Objective:
Review the material and extract every line in which the word "React" occurs.
..............................
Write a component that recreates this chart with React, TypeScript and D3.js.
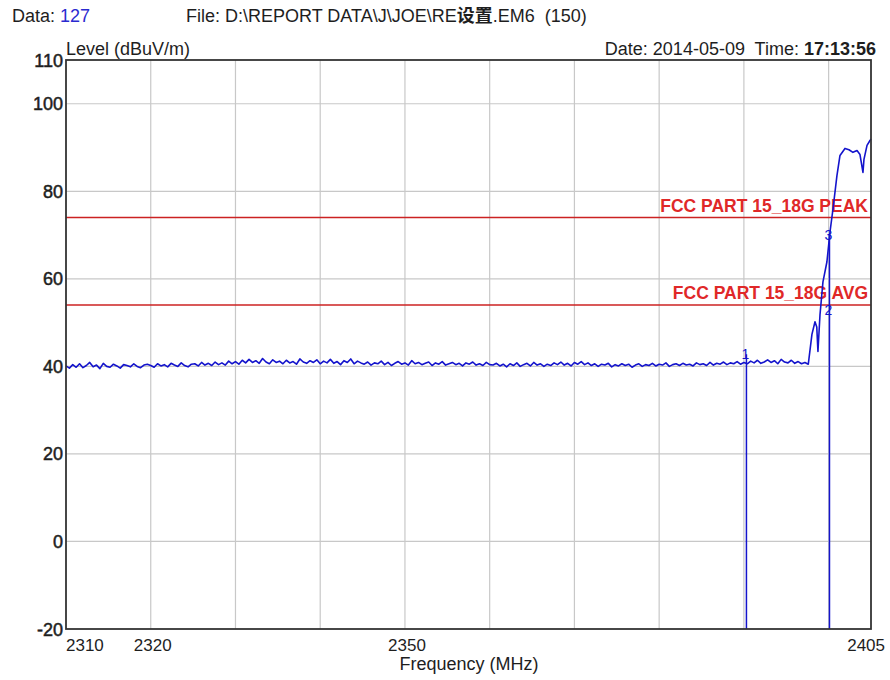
import React from "react";
import * as d3 from "d3";

const W = 890;
const H = 680;

const yTicks = [110, 100, 80, 60, 40, 20, 0, -20];
const yGrid = [100, 80, 60, 40, 20, 0];
const xGrid = [2320, 2330, 2340, 2350, 2360, 2370, 2380, 2390, 2400];
const xTicks = [2310, 2320, 2350, 2405];

const noiseStart = 2310;
const noiseEnd = 2397.6;
const noiseLevels = [
  40.1, 39.6, 40.4, 39.8, 40.6, 39.7, 40.2, 40.9, 39.9, 40.3, 39.5, 40.7, 40.0, 39.8, 40.5, 40.1, 39.6, 40.4, 40.2, 39.9, 40.6, 40.0, 39.7, 40.3, 40.5,
  40.2, 39.8, 40.6, 40.1, 40.4, 39.9, 40.7, 40.3, 40.0, 40.8, 40.2, 39.9, 40.5, 40.6, 40.1, 40.9, 40.3, 40.7, 40.2, 41.0, 40.4, 40.8, 40.3, 41.2, 40.6,
  41.1, 40.5, 41.4, 40.8, 41.6, 40.9, 41.3, 40.7, 41.8, 41.0, 40.6, 41.5, 40.9, 41.2, 40.6, 41.4, 40.8, 41.1, 40.5, 41.7, 41.0, 40.7, 41.3, 40.9, 41.5, 40.6, 41.2, 40.8, 41.6, 40.7, 41.1, 40.4, 41.3, 40.9, 41.7, 40.6, 41.2, 40.8,
  40.5, 41.0, 40.3, 40.8, 40.6, 41.2, 40.4, 40.9, 40.2, 40.7, 41.1, 40.5, 40.8, 40.3, 41.3, 40.6, 40.9, 40.4, 40.7, 41.0, 40.2, 40.8, 40.5, 41.1, 40.3, 40.6, 40.9, 40.4, 40.7, 40.1, 40.8, 40.5, 41.0, 40.3, 40.6, 40.2, 40.9, 40.4,
  40.3, 40.7, 40.1, 40.5, 39.9, 40.6, 40.2, 40.8, 40.0, 40.4, 40.7, 40.1, 40.9, 40.3, 40.6, 40.0, 40.5, 40.2, 40.8, 40.4, 41.0, 40.3, 40.7, 40.1, 40.9, 40.5, 41.1, 40.4, 40.8, 40.2, 40.6, 40.0, 40.5, 40.3, 40.7, 39.9, 40.4, 40.1, 40.6, 40.2, 40.5, 39.8, 40.3, 40.6, 40.0, 40.4, 40.2, 40.7, 40.1, 40.5, 40.3, 40.8, 40.0, 40.4, 40.6, 40.2, 40.7, 40.3, 40.5, 40.1, 40.8, 40.4, 40.6, 40.2, 40.9, 40.3, 40.7, 40.5, 41.0, 40.4, 40.8, 40.6, 41.1, 40.5, 40.9,
  40.6, 41.2, 40.8, 41.4, 40.7, 41.0, 41.5, 40.9, 41.3, 40.6, 41.6, 41.0, 40.8, 41.4, 40.7, 41.1, 40.6, 40.9, 40.5,
];

const riseFreqs = [2398.03, 2398.39, 2398.6, 2398.74, 2398.98, 2399.33, 2399.8, 2400.16, 2400.51, 2400.98, 2401.34, 2401.93, 2402.4, 2402.87, 2403.35, 2403.7, 2404.05, 2404.17, 2404.53, 2404.88, 2405];
const riseLevels = [47.3, 50.2, 49.0, 43.4, 51.8, 59.3, 63.9, 70.7, 75.9, 83.6, 88.2, 89.8, 89.5, 88.9, 89.3, 88.4, 84.3, 87.3, 90.5, 91.6, 92.0];

const limitNames = ["FCC PART 15_18G PEAK", "FCC PART 15_18G AVG"];
const limitValues = [74, 54];

const markerIds = ["1", "2", "3"];
const markerFreqs = [2390.3, 2400.1, 2400.1];
const markerLevels = [42.8, 52.9, 70.0];
const markerLines = [true, false, true];

const FONT = "'Liberation Sans', Arial, sans-serif";
const TXT = "#1e1e1e";

export default function App() {
  const left = 66, right = 871, top = 60, bottom = 629;
  const x = d3.scaleLinear().domain([2310, 2405]).range([left, right]);
  const y = d3.scaleLinear().domain([-20, 110]).range([bottom, top]);

  const step = (noiseEnd - noiseStart) / (noiseLevels.length - 1);
  const pts: [number, number][] = noiseLevels.map((v, i) => [noiseStart + i * step, v]);
  riseFreqs.forEach((f, i) => pts.push([f, riseLevels[i]]));
  const line = d3.line<[number, number]>().x((d) => x(d[0])).y((d) => y(d[1]));
  const pre = { whiteSpace: "pre" as const };

  return (
    <svg width={W} height={H} style={{ display: "block", position: "absolute", left: 0, top: 0, background: "#fff" }} fontFamily={FONT}>
      <rect x={0} y={0} width={W} height={H} fill="#fff" />
      <text x={12} y={22} fontSize={18} fill={TXT} style={pre}>
        Data: <tspan fill="#2a2ad0">127</tspan>
      </text>
      <text x={186} y={22} fontSize={18} fill={TXT} style={pre}>
        File: D:\REPORT DATA\J\JOE\RE<tspan fontWeight="bold" fontFamily="'Noto Sans CJK SC', sans-serif">设置</tspan>.EM6  (150)
      </text>
      <text x={left} y={55} fontSize={18} fill={TXT}>Level (dBuV/m)</text>
      <text x={876} y={55} fontSize={18} fill={TXT} textAnchor="end" style={pre}>
        Date: 2014-05-09  Time: <tspan fontWeight="bold">17:13:56</tspan>
      </text>

      {yGrid.map((v) => (
        <line key={"yg" + v} x1={left} x2={right} y1={y(v)} y2={y(v)} stroke="#c8c8c8" strokeWidth={1.2} />
      ))}
      {xGrid.map((v) => (
        <line key={"xg" + v} x1={x(v)} x2={x(v)} y1={top} y2={bottom} stroke="#c8c8c8" strokeWidth={1.2} />
      ))}

      {limitValues.map((v, i) => (
        <g key={"lim" + i}>
          <line x1={left} x2={right} y1={y(v)} y2={y(v)} stroke="#cc2222" strokeWidth={1.5} />
          <text x={right - 3} y={y(v) - 6} fontSize={17.5} fontWeight="bold" fill="#e02828" textAnchor="end">
            {limitNames[i]}
          </text>
        </g>
      ))}

      <path d={line(pts) || ""} fill="none" stroke="#1414cc" strokeWidth={1.6} strokeLinejoin="round" />

      {markerIds.map((id, i) => (
        <g key={"m" + id}>
          {markerLines[i] && (
            <line x1={x(markerFreqs[i])} x2={x(markerFreqs[i])} y1={y(markerLevels[i])} y2={bottom} stroke="#1414cc" strokeWidth={1.5} />
          )}
          <text x={x(markerFreqs[i]) - 1} y={y(markerLevels[i]) + 5} fontSize={14} fill="#1414cc" textAnchor="middle">
            {id}
          </text>
        </g>
      ))}

      <rect x={left} y={top} width={right - left} height={bottom - top} fill="none" stroke="#333" strokeWidth={1.8} />

      {yTicks.map((v) => (
        <text key={"yt" + v} x={left - 3} y={y(v) + 6.5} fontSize={18} fill={TXT} stroke={TXT} strokeWidth={0.5} textAnchor="end">
          {v}
        </text>
      ))}
      {xTicks.map((v, i) => (
        <text key={"xt" + v} x={i === 0 ? left : i === xTicks.length - 1 ? 885 : x(v) + 2} y={651} fontSize={17} fill={TXT}
          textAnchor={i === 0 ? "start" : i === xTicks.length - 1 ? "end" : "middle"}>
          {v}
        </text>
      ))}
      <text x={469} y={670} fontSize={18} fill={TXT} textAnchor="middle">Frequency (MHz)</text>
    </svg>
  );
}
..............................
Written response:
Write a component that recreates this chart with React, TypeScript and D3.js.
import React from "react";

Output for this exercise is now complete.